The entire history of the union is the history of the debate between states rightists and unionists. At issue was who was ultimate arbiter in deciding the interpretation of the constitution within the states. In Martin v. Hunter’s Lessee Spencer Roane, Chief Justice of Virginia’s highest court, argued that the State of Virginia, while not the final arbiter of the constitution, was not bound by Supreme Court precedents. The final culmination which decided this decades long debate was the defeat of Robert E. Lee at Appomattox, Virginia. It wasn’t until later that Texas v. White would judicially announce that what took place in the southern confederation during the civil war was not succession, but insurrection.

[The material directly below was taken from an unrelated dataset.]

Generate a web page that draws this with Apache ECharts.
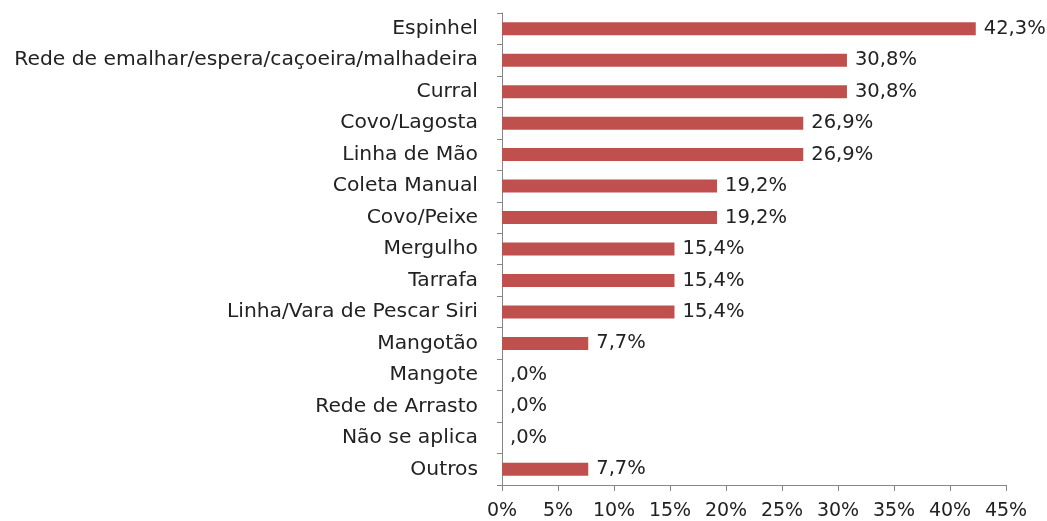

Most principals in the argument favored that should interpretation err on one side or the other, that the constitution should be interpreted in the direction of states’ rights. Madison wrote that “in the case of a deliberate, palpable and dangerous exercise of other powers not granted by the said compact, [THE CONSTITUTION] The states, who are parties thereto, have the right and are in duty bound to interpose for arresting the progress of the evil.” 493. Jefferson said that, “states are sovereign and independent, and for this reason have the unquestionable right to determine whether federal laws are constitutional. The rightful remedy is a nullification of all unauthorized acts done under the color of the constitution.” 493.
To quote the decision by Justice Story in Martin v. Hunter’s Lessee, “The court is unanimously of opinion, that the appellate power of the Supreme Court of the United States does not extend to this court, under a sound construction of the constitution of the United States…and that obedience to its mandate [a previous supreme court decision ] be declined by the court.” 526
The Union is a voluntary compact of states which retain individual sovereignty. The state courts, which can and should be necessarily free from Supreme Court precedent, which may have ruled against secession, and free to interpret constitution, even if it allows nullification of their compact to the Union. This is why the decision by Justice Chase in the Texas v. White case is such a prominent example of political influence and prejudice among the court. Their political justification severely tainted their clarity of vision in their arbitration of state sovereignty and civil war.